I don't know that there'll ever be an entirely consoling or satisfactory answer. Yet it has to be said that tragedy became an opportunity. Under the sentence of death, David turned out to be as exceptional as he had been when life was a larky adventure, the world was an excitement and the future stretched before him as a series of wonderful possibilities.
He kept a journal, and Sunday afternoon several of his friends took turns reading from it. I hope it will be published one day. David took his illness, and the likelihood of an early end to his promising life, not as a defeat but as his biggest and finest opportunity to help those he loved, and indeed those he didn't know but who might come to know him.
His favorite verb, I think, was "to soar," and he did his best to encourage his friends (and to prepare himself) to soar above daily trials, not least his own tethering bonds of pain and uncertainty.
"Love yourself," David wrote in October, 1988, "spread your spirit, your beauty, individual, complete, a blossoming buttercup. Learn to die gracefully. Grace is key - head up, spine straight, rear tight, mind open. Feel tall. It is short, life is."
During his illness David not only kept the journal, he also wrote and illustrated a children's book, The Jester Has Lost His Jingle. His ultimate ambition had been to do children's books. The book, it is clear, was a metaphor for his own struggles not to surrender to the despairs of his cruel situation.
He also created a calendar, with a cartoon for each month and some wild birthdays and uncommon celebrations noted. Is March 31 Bunsen Burner Day? David's calendar - a characteristically generous gift to his friends - says it is, and hereafter, if not before, it therefore is.
Many of us here at this newspaper followed David's heroic struggle with close concern because his mother, Barbara Saltzman, is the editor of the daily Calendar section. She and the family, including David's older brother, Michael, have presented a profile in courage that complemented David's own.

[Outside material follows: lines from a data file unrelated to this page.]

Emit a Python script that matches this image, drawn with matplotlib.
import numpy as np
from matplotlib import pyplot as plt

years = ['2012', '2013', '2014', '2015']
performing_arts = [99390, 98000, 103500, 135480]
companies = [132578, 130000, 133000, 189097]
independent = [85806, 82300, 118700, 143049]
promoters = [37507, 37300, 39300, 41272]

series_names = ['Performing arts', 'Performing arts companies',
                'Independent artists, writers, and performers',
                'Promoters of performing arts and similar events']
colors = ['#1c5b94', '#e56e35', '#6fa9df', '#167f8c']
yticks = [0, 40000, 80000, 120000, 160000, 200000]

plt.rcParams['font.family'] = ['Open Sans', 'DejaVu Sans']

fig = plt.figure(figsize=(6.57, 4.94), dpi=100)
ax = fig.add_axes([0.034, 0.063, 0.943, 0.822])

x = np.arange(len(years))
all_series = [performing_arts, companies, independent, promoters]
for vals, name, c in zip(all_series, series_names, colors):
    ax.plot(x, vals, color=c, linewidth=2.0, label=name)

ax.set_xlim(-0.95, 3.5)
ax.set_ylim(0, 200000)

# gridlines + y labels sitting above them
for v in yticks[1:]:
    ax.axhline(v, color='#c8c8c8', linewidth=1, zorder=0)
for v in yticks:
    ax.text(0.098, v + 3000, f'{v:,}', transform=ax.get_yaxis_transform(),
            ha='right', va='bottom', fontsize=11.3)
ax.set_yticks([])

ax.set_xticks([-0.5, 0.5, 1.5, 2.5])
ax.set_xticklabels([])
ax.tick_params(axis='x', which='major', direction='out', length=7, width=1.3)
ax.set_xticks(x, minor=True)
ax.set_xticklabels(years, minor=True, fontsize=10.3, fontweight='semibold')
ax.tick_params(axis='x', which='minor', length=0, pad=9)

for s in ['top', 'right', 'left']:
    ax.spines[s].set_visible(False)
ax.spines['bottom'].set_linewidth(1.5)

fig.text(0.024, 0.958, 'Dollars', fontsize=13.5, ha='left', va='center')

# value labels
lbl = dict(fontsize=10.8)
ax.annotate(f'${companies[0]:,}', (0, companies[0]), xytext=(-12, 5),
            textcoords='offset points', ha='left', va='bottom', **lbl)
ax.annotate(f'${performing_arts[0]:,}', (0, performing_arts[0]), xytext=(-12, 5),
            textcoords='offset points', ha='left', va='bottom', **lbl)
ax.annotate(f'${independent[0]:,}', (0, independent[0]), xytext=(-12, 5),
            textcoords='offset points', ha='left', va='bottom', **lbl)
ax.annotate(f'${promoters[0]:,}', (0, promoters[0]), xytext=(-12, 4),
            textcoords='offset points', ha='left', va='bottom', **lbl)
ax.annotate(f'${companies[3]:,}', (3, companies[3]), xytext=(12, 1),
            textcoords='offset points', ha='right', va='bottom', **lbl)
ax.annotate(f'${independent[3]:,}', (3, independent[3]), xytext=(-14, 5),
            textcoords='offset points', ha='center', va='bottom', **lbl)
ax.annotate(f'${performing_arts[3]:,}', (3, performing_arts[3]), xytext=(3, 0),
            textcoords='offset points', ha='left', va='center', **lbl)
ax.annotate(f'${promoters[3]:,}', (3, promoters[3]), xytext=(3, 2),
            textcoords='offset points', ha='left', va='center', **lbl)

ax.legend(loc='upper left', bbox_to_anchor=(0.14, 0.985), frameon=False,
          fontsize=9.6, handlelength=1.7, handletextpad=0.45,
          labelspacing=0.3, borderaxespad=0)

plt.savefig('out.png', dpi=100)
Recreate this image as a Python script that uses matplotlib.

Sunday afternoon, Norman Corwin, a family friend who is Joe Saltzman's teaching colleague at USC, read The Jester Has Lost His Jingle in the fine warm voice millions admired when Corwin was doing his pioneering radio verse plays.
David had written:
Whenever I feel like crying, I smile hard instead.Contemplating his own death with a philosophical serenity remarkable in a man so young, David told his journal in November, 1988, that his friends might feel pain at his leaving, but not he, "for I would be like a seed planted in all of them, and when they would think of me, my memory, my spirit, I would blossom again, live again, be with you again, love you again and be alive within you."